■ Job
All of the data that follows should be retyped exactly, please, except the pictures.
○ ○ ○ ○
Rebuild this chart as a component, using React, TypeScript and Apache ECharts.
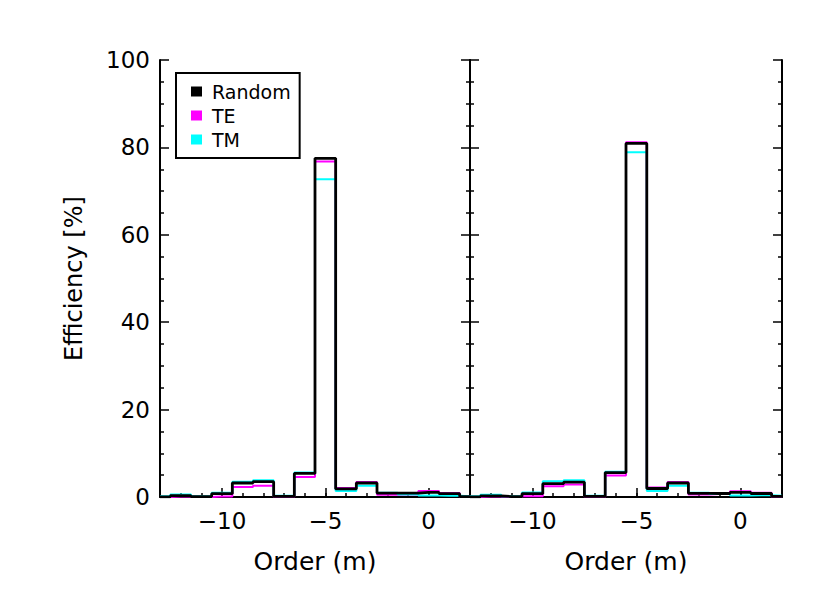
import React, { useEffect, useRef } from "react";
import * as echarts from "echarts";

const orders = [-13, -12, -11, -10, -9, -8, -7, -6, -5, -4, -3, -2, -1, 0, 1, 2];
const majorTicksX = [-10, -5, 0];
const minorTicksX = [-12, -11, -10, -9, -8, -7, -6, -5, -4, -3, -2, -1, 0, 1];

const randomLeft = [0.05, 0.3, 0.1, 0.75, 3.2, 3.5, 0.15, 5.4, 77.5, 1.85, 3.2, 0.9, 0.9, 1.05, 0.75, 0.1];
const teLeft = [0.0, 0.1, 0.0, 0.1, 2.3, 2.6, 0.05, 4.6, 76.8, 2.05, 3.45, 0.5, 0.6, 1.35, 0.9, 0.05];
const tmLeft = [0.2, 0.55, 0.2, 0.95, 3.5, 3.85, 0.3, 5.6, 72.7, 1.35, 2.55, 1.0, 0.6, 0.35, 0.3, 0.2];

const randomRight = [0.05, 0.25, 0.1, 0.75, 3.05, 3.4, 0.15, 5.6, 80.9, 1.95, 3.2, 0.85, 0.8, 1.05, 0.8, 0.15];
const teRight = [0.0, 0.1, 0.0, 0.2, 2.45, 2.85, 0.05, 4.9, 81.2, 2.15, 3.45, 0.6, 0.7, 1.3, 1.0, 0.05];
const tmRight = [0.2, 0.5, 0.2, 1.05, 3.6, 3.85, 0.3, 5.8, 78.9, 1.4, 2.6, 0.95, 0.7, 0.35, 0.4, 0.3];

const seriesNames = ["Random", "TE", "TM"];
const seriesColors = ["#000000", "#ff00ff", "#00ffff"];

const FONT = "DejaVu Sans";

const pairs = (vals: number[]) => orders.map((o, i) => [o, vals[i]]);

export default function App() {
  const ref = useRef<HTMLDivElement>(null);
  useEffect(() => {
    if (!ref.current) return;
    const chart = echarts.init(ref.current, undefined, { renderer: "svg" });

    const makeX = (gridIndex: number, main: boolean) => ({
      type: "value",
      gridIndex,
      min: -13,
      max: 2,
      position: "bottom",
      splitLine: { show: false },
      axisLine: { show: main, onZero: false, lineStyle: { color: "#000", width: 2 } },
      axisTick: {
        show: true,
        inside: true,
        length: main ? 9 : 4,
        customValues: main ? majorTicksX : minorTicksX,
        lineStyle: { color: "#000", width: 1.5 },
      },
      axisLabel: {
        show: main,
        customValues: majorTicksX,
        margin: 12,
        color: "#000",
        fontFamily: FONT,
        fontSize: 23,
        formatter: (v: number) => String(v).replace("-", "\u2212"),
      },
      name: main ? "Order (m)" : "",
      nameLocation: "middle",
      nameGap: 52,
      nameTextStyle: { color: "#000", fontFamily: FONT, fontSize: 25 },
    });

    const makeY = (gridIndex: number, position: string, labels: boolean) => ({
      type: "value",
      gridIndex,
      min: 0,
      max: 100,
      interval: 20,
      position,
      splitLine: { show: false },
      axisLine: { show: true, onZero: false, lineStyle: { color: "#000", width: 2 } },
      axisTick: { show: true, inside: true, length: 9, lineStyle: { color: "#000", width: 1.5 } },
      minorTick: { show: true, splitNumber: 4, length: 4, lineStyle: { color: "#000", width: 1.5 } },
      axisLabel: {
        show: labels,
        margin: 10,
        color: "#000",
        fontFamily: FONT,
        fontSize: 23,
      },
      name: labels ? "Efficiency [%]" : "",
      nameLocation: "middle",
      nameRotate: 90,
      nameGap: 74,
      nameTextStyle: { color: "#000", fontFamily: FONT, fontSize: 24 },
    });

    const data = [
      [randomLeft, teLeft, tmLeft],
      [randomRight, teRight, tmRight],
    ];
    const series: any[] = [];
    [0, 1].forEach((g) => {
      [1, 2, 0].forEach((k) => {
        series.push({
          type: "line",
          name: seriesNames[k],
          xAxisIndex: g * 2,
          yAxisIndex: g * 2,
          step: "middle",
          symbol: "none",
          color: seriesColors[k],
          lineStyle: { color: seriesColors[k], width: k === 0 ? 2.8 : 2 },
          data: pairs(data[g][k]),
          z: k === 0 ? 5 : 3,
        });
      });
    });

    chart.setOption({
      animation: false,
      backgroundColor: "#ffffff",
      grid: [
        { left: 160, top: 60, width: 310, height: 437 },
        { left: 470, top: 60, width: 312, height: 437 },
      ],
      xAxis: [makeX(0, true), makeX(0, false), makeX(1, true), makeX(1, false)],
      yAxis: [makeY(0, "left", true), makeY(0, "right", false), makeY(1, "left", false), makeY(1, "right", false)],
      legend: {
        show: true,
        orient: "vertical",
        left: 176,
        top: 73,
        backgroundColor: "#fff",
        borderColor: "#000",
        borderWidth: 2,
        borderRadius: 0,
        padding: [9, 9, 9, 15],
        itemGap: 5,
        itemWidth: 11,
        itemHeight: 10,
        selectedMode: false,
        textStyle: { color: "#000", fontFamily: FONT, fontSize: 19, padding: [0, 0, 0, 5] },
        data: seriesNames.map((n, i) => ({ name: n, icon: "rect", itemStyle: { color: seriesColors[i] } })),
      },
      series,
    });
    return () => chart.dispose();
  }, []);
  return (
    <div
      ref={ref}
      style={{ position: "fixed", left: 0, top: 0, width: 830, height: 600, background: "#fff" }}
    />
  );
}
○ ○ ○ ○
■ Reply to the exercise
Rebuild this chart as a component, using React, TypeScript and Apache ECharts.
import React, { useEffect, useRef } from "react";
import * as echarts from "echarts";

const orders = [-13, -12, -11, -10, -9, -8, -7, -6, -5, -4, -3, -2, -1, 0, 1, 2];
const majorTicksX = [-10, -5, 0];
const minorTicksX = [-12, -11, -10, -9, -8, -7, -6, -5, -4, -3, -2, -1, 0, 1];

const randomLeft = [0.05, 0.3, 0.1, 0.75, 3.2, 3.5, 0.15, 5.4, 77.5, 1.85, 3.2, 0.9, 0.9, 1.05, 0.75, 0.1];
const teLeft = [0.0, 0.1, 0.0, 0.1, 2.3, 2.6, 0.05, 4.6, 76.8, 2.05, 3.45, 0.5, 0.6, 1.35, 0.9, 0.05];
const tmLeft = [0.2, 0.55, 0.2, 0.95, 3.5, 3.85, 0.3, 5.6, 72.7, 1.35, 2.55, 1.0, 0.6, 0.35, 0.3, 0.2];

const randomRight = [0.05, 0.25, 0.1, 0.75, 3.05, 3.4, 0.15, 5.6, 80.9, 1.95, 3.2, 0.85, 0.8, 1.05, 0.8, 0.15];
const teRight = [0.0, 0.1, 0.0, 0.2, 2.45, 2.85, 0.05, 4.9, 81.2, 2.15, 3.45, 0.6, 0.7, 1.3, 1.0, 0.05];
const tmRight = [0.2, 0.5, 0.2, 1.05, 3.6, 3.85, 0.3, 5.8, 78.9, 1.4, 2.6, 0.95, 0.7, 0.35, 0.4, 0.3];

const seriesNames = ["Random", "TE", "TM"];
const seriesColors = ["#000000", "#ff00ff", "#00ffff"];

const FONT = "DejaVu Sans";

const pairs = (vals: number[]) => orders.map((o, i) => [o, vals[i]]);

export default function App() {
  const ref = useRef<HTMLDivElement>(null);
  useEffect(() => {
    if (!ref.current) return;
    const chart = echarts.init(ref.current, undefined, { renderer: "svg" });

    const makeX = (gridIndex: number, main: boolean) => ({
      type: "value",
      gridIndex,
      min: -13,
      max: 2,
      position: "bottom",
      splitLine: { show: false },
      axisLine: { show: main, onZero: false, lineStyle: { color: "#000", width: 2 } },
      axisTick: {
        show: true,
        inside: true,
        length: main ? 9 : 4,
        customValues: main ? majorTicksX : minorTicksX,
        lineStyle: { color: "#000", width: 1.5 },
      },
      axisLabel: {
        show: main,
        customValues: majorTicksX,
        margin: 12,
        color: "#000",
        fontFamily: FONT,
        fontSize: 23,
        formatter: (v: number) => String(v).replace("-", "\u2212"),
      },
      name: main ? "Order (m)" : "",
      nameLocation: "middle",
      nameGap: 52,
      nameTextStyle: { color: "#000", fontFamily: FONT, fontSize: 25 },
    });

    const makeY = (gridIndex: number, position: string, labels: boolean) => ({
      type: "value",
      gridIndex,
      min: 0,
      max: 100,
      interval: 20,
      position,
      splitLine: { show: false },
      axisLine: { show: true, onZero: false, lineStyle: { color: "#000", width: 2 } },
      axisTick: { show: true, inside: true, length: 9, lineStyle: { color: "#000", width: 1.5 } },
      minorTick: { show: true, splitNumber: 4, length: 4, lineStyle: { color: "#000", width: 1.5 } },
      axisLabel: {
        show: labels,
        margin: 10,
        color: "#000",
        fontFamily: FONT,
        fontSize: 23,
      },
      name: labels ? "Efficiency [%]" : "",
      nameLocation: "middle",
      nameRotate: 90,
      nameGap: 74,
      nameTextStyle: { color: "#000", fontFamily: FONT, fontSize: 24 },
    });

    const data = [
      [randomLeft, teLeft, tmLeft],
      [randomRight, teRight, tmRight],
    ];
    const series: any[] = [];
    [0, 1].forEach((g) => {
      [1, 2, 0].forEach((k) => {
        series.push({
          type: "line",
          name: seriesNames[k],
          xAxisIndex: g * 2,
          yAxisIndex: g * 2,
          step: "middle",
          symbol: "none",
          color: seriesColors[k],
          lineStyle: { color: seriesColors[k], width: k === 0 ? 2.8 : 2 },
          data: pairs(data[g][k]),
          z: k === 0 ? 5 : 3,
        });
      });
    });

    chart.setOption({
      animation: false,
      backgroundColor: "#ffffff",
      grid: [
        { left: 160, top: 60, width: 310, height: 437 },
        { left: 470, top: 60, width: 312, height: 437 },
      ],
      xAxis: [makeX(0, true), makeX(0, false), makeX(1, true), makeX(1, false)],
      yAxis: [makeY(0, "left", true), makeY(0, "right", false), makeY(1, "left", false), makeY(1, "right", false)],
      legend: {
        show: true,
        orient: "vertical",
        left: 176,
        top: 73,
        backgroundColor: "#fff",
        borderColor: "#000",
        borderWidth: 2,
        borderRadius: 0,
        padding: [9, 9, 9, 15],
        itemGap: 5,
        itemWidth: 11,
        itemHeight: 10,
        selectedMode: false,
        textStyle: { color: "#000", fontFamily: FONT, fontSize: 19, padding: [0, 0, 0, 5] },
        data: seriesNames.map((n, i) => ({ name: n, icon: "rect", itemStyle: { color: seriesColors[i] } })),
      },
      series,
    });
    return () => chart.dispose();
  }, []);
  return (
    <div
      ref={ref}
      style={{ position: "fixed", left: 0, top: 0, width: 830, height: 600, background: "#fff" }}
    />
  );
}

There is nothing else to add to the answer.